新・ことば事情
5437「心臓ハクハク」
エッセイストの青木るえかさんの本『定年がやってくる~妻の本音と夫の心得』(ちくま新書)を読んでいたら、こんな表現が出て来ました。
「『金曜スペシャル』や『独占!女の60分』で、ちらっと乳首が出るぐらいのことで心臓ハクハクさせたものだというのに」(158ページ)
この中の、
「心臓ハクハク」
という表現が目新しい。初めて見ました。これに濁点が付いて、
「心臓バクバク」
は見たことがあります。「平成ことば事情」でも書いたと思います。(3年前に書いていました。平成ことば事情4361「心臓がバクバクする」)しかし「ハクハク」は初めてです。
グーグル検索では(5月3日)
「心臓」「ハクハク」=1万5600件
「心臓ハクハク」 = 601件
「心臓がハクハク」 = 2870件
「心臓」「はくはく」=6万0700件
「心臓はくはく」 =1万2500件
「心臓がはくはく」 = 513件
思ったより出て来ました。「ハクハク」「はくはく」単独では、
「ハクハク」= 4万1200件
「はくはく」=79万9000件
でしたが、これらはほかの意味の「ハクハク」「はくはく」が相当数含まれていると思われます。
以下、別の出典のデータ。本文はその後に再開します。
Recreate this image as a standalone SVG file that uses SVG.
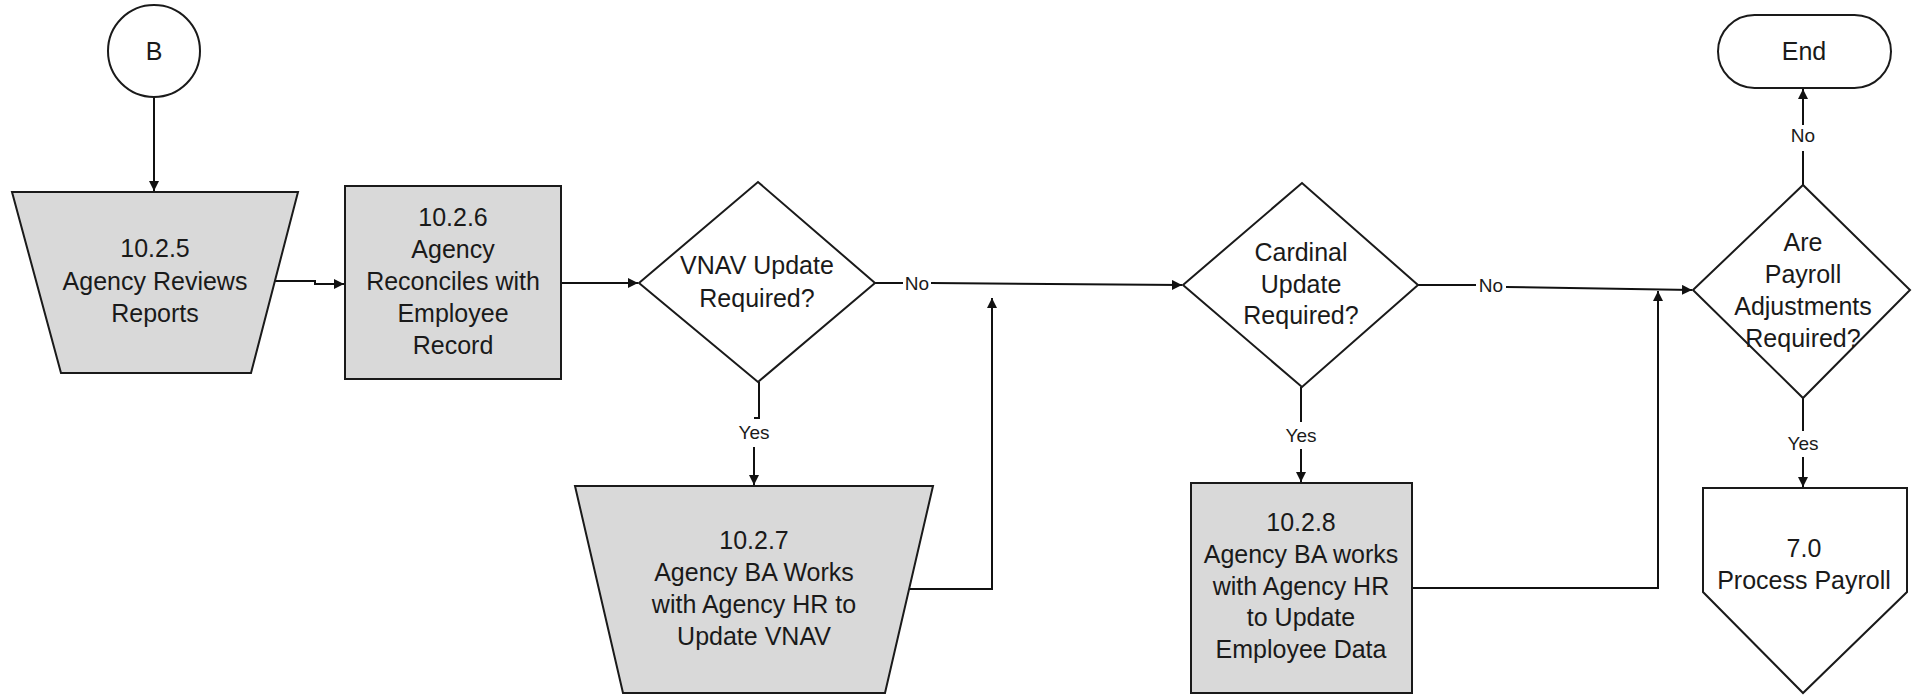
<svg xmlns="http://www.w3.org/2000/svg" width="1912" height="695" viewBox="0 0 1912 695">
<defs>
<marker id="arr" viewBox="0 0 10 10" refX="10" refY="5" markerWidth="10" markerHeight="10" markerUnits="userSpaceOnUse" orient="auto">
<path d="M0,0 L10,5 L0,10 Z" fill="#111"/>
</marker>
<style>
.shape{stroke:#1a1a1a;stroke-width:2;}
.proc{fill:#d9d9d9;}
.plain{fill:#ffffff;}
.t{font-family:"Liberation Sans",Arial,sans-serif;font-size:25px;fill:#1a1a1a;text-anchor:middle;}
.lbl{font-family:"Liberation Sans",Arial,sans-serif;font-size:19px;fill:#1a1a1a;text-anchor:middle;}
.c{fill:none;stroke:#111;stroke-width:2;}
</style>
</defs>
<rect width="1912" height="695" fill="#ffffff"/>

<g id="connectors">
<path class="c" d="M154,97 V191" marker-end="url(#arr)"/>
<path class="c" d="M275,281 H315 V284 H344" marker-end="url(#arr)"/>
<path class="c" d="M561,283 H638" marker-end="url(#arr)"/>
<path class="c" d="M875,283 H903"/>
<text class="lbl" x="917" y="290">No</text>
<path class="c" d="M931,283 L1182,285" marker-end="url(#arr)"/>
<path class="c" d="M759,382 V418 H754"/>
<text class="lbl" x="754" y="439">Yes</text>
<path class="c" d="M754,447 V485" marker-end="url(#arr)"/>
<path class="c" d="M909,589 H992 V298" marker-end="url(#arr)"/>
<path class="c" d="M1418,285 H1476"/>
<text class="lbl" x="1491" y="292">No</text>
<path class="c" d="M1506,287 L1692,290" marker-end="url(#arr)"/>
<path class="c" d="M1301,387 V422"/>
<text class="lbl" x="1301" y="442">Yes</text>
<path class="c" d="M1301,449 V482" marker-end="url(#arr)"/>
<path class="c" d="M1412,588 H1658 V291" marker-end="url(#arr)"/>
<path class="c" d="M1803,185 V151"/>
<text class="lbl" x="1803" y="142">No</text>
<path class="c" d="M1803,125 V89" marker-end="url(#arr)"/>
<path class="c" d="M1803,398 V431"/>
<text class="lbl" x="1803" y="450">Yes</text>
<path class="c" d="M1803,457 V487" marker-end="url(#arr)"/>
</g>

<g id="node-B">
<ellipse class="shape plain" cx="154" cy="51" rx="46" ry="46"/>
<text class="t" x="154" y="60">B</text>
</g>

<g id="node-1025">
<path class="shape proc" d="M12,192 H298 L251,373 H61 Z"/>
<text class="t" x="155" y="257">10.2.5<tspan x="155" dy="32.5">Agency Reviews</tspan><tspan x="155" dy="32.5">Reports</tspan></text>
</g>

<g id="node-1026">
<rect class="shape proc" x="345" y="186" width="216" height="193"/>
<text class="t" x="453" y="226">10.2.6<tspan x="453" dy="32">Agency</tspan><tspan x="453" dy="32">Reconciles with</tspan><tspan x="453" dy="32">Employee</tspan><tspan x="453" dy="32">Record</tspan></text>
</g>

<g id="node-vnav">
<path class="shape plain" d="M639,283 L758,182 L875,283 L758,382 Z"/>
<text class="t" x="757" y="274">VNAV Update<tspan x="757" dy="33">Required?</tspan></text>
</g>

<g id="node-1027">
<path class="shape proc" d="M575,486 H933 L885,693 H623 Z"/>
<text class="t" x="754" y="549">10.2.7<tspan x="754" dy="32">Agency BA Works</tspan><tspan x="754" dy="32">with Agency HR to</tspan><tspan x="754" dy="32">Update VNAV</tspan></text>
</g>

<g id="node-cardinal">
<path class="shape plain" d="M1183,285 L1302,183 L1418,285 L1302,387 Z"/>
<text class="t" x="1301" y="261">Cardinal<tspan x="1301" dy="32">Update</tspan><tspan x="1301" dy="31">Required?</tspan></text>
</g>

<g id="node-1028">
<rect class="shape proc" x="1191" y="483" width="221" height="210"/>
<text class="t" x="1301" y="531">10.2.8<tspan x="1301" dy="32">Agency BA works</tspan><tspan x="1301" dy="32">with Agency HR</tspan><tspan x="1301" dy="31">to Update</tspan><tspan x="1301" dy="32">Employee Data</tspan></text>
</g>

<g id="node-payroll">
<path class="shape plain" d="M1693,290 L1803,185 L1910,290 L1803,398 Z"/>
<text class="t" x="1803" y="251">Are<tspan x="1803" dy="32">Payroll</tspan><tspan x="1803" dy="32">Adjustments</tspan><tspan x="1803" dy="32">Required?</tspan></text>
</g>

<g id="node-end">
<rect class="shape plain" x="1718" y="15" width="173" height="73" rx="36.5" ry="36.5"/>
<text class="t" x="1804" y="60">End</text>
</g>

<g id="node-70">
<path class="shape plain" d="M1703,488 H1907 V592 L1803,693 L1703,592 Z"/>
<text class="t" x="1804" y="557">7.0<tspan x="1804" dy="32">Process Payroll</tspan></text>
</g>
</svg>
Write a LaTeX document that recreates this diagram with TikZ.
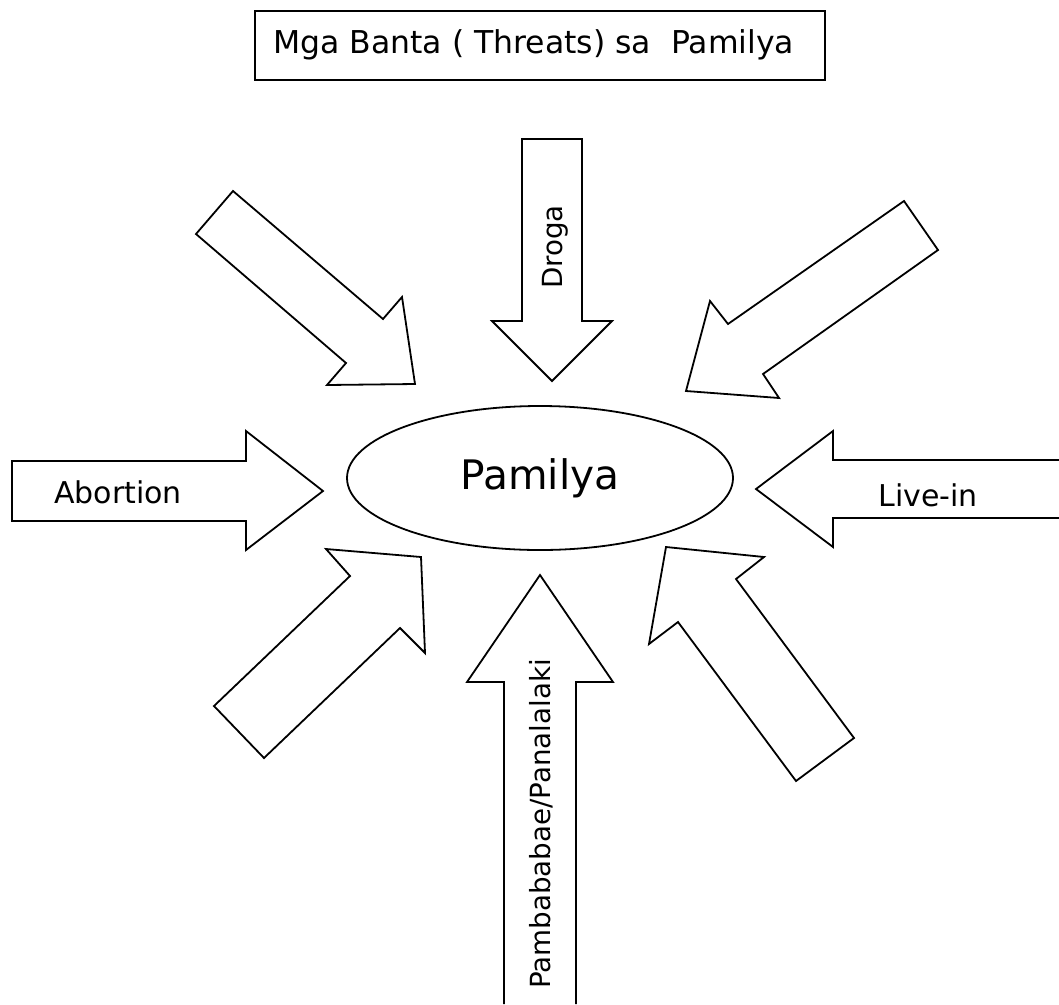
\documentclass[tikz,border=0pt]{standalone}
\usepackage{fontspec}
\setmainfont{DejaVu Sans}
\usetikzlibrary{shapes.geometric}
\begin{document}
\begin{tikzpicture}[x=0.75pt,y=-0.75pt,
  blockarrow/.style={draw=black,line width=1.35pt,line join=miter,fill=white},
  lbl/.style={inner sep=0pt,font=\fontsize{22.5}{26}\selectfont},
  vlbl/.style={inner sep=0pt,font=\fontsize{20.8}{24}\selectfont,rotate=90}]
\useasboundingbox (0,0) rectangle (1059,1004);
% title
\node[draw=black,line width=1.35pt,minimum width=427.5pt,minimum height=52pt,inner sep=0pt,anchor=north west] (title) at (254,10) {};
\node[lbl,anchor=west,font=\fontsize{23.6}{27}\selectfont] (titletext) at (273,45) {Mga Banta ( Threats) sa\ \ Pamilya};
% centre
\node[draw=black,line width=1.35pt,ellipse,minimum width=289.5pt,minimum height=108pt,inner sep=0pt,font=\fontsize{30.5}{36}\selectfont] (pamilya) at (540,478) {Pamilya};
% top-left arrow
\draw[blockarrow] (233,191) -- (383,319) -- (402,297) -- (415,384) -- (327,385) -- (346,363) -- (196,234) -- cycle;
% top arrow (Droga)
\draw[blockarrow] (522,139) -- (582,139) -- (582,321) -- (612,321) -- (552,381) -- (492,321) -- (522,321) -- cycle;
\node[vlbl] (droga) at (555,247) {Droga};
% top-right arrow
\draw[blockarrow] (904,201) -- (938,250) -- (763,374) -- (779,398) -- (686,391) -- (710,301) -- (728,324) -- cycle;
% left arrow (Abortion)
\draw[blockarrow] (12,461) -- (246,461) -- (246,431) -- (323,491) -- (246,550) -- (246,521) -- (12,521) -- cycle;
\node[lbl] (abortion) at (118,492) {Abortion};
% right arrow (Live-in)
\draw[blockarrow] (1059,460) -- (833,460) -- (833,431) -- (756,489) -- (833,547) -- (833,518) -- (1059,518);
\node[lbl] (livein) at (928,495) {Live-in};
% bottom-left arrow
\draw[blockarrow] (421,557) -- (425,653) -- (400,628) -- (264,758) -- (214,706) -- (350,576) -- (326,549) -- cycle;
% bottom-right arrow
\draw[blockarrow] (666,547) -- (764,557) -- (736,579) -- (854,738) -- (796,781) -- (678,622) -- (649,644) -- cycle;
% bottom arrow
\draw[blockarrow] (504,1004) -- (504,682) -- (467,682) -- (540,575) -- (613,682) -- (576,682) -- (576,1004);
\node[vlbl] (pamba) at (541,824) {Pambababae/Panalalaki};
\end{tikzpicture}
\end{document}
ニュアンス的には、「バクバク」は、心臓の鼓動が「100メートルを全力を走った後」のように"強い"のに対して、「ハクハク」は、濁点がない分、もう少し「心室細動」的に(?)微妙なドキドキ感を表すのかなあという気もします。『精選版日本国語大辞典』で「はくはく」を引くと、
「白白」「薄薄」
の2語が出て来ましたが、「心臓ハクハク」の「ハクハク」の意味ではないようです。
もしや載っているのでは...と思い、『三省堂国語辞典・第7版』を引くと・・・「ハクハク」は載っていませんでした。「心臓がバクバクする」は「俗語」として載っていましたが、それよりも新しい表現なのでしょうかね?
(追記)
視聴者の方からメールを頂きました。
「道浦アナのブログを毎回楽しく見させていただいております。その中の『新・ことば事情5437心臓ハクハク』の項にて、気になる表現がありましたので、指摘させていただきます。心臓の拍動を議論している際に、弱い微妙なドキドキ感を表す例として『心室細動』を挙げられておりますが、心室細動の場合は、ドキドキはしません。心臓が小刻みに震えて痙攣している状態です(心停止に近い)。そのため、ここでの使用はニュアンス的に間違いであるかと思います。多くの人が目にする場であり、言葉のプロとして注目される存在でありますので、訂正が望ましいと思います。」
なるほど、「心室細動」は「心臓が小刻みに震えて痙攣している状態」なのですね。私も「ドキドキ」のように心臓の脈動感が「少ない」という意味で、
「微妙なドキドキ感を表す」
と書いたのです。「ドキドキ感」と「実際の脈動の『ドキドキ』」は違うと思いますね。その比喩として、
「心室細動的に(?)」
と(?)を付けて書いたので訂正するほどのことはないと思うのですが、比喩が誤解を招いたのであれば、この比喩は外すことにいたしましょう。ご指摘ありがとうございました。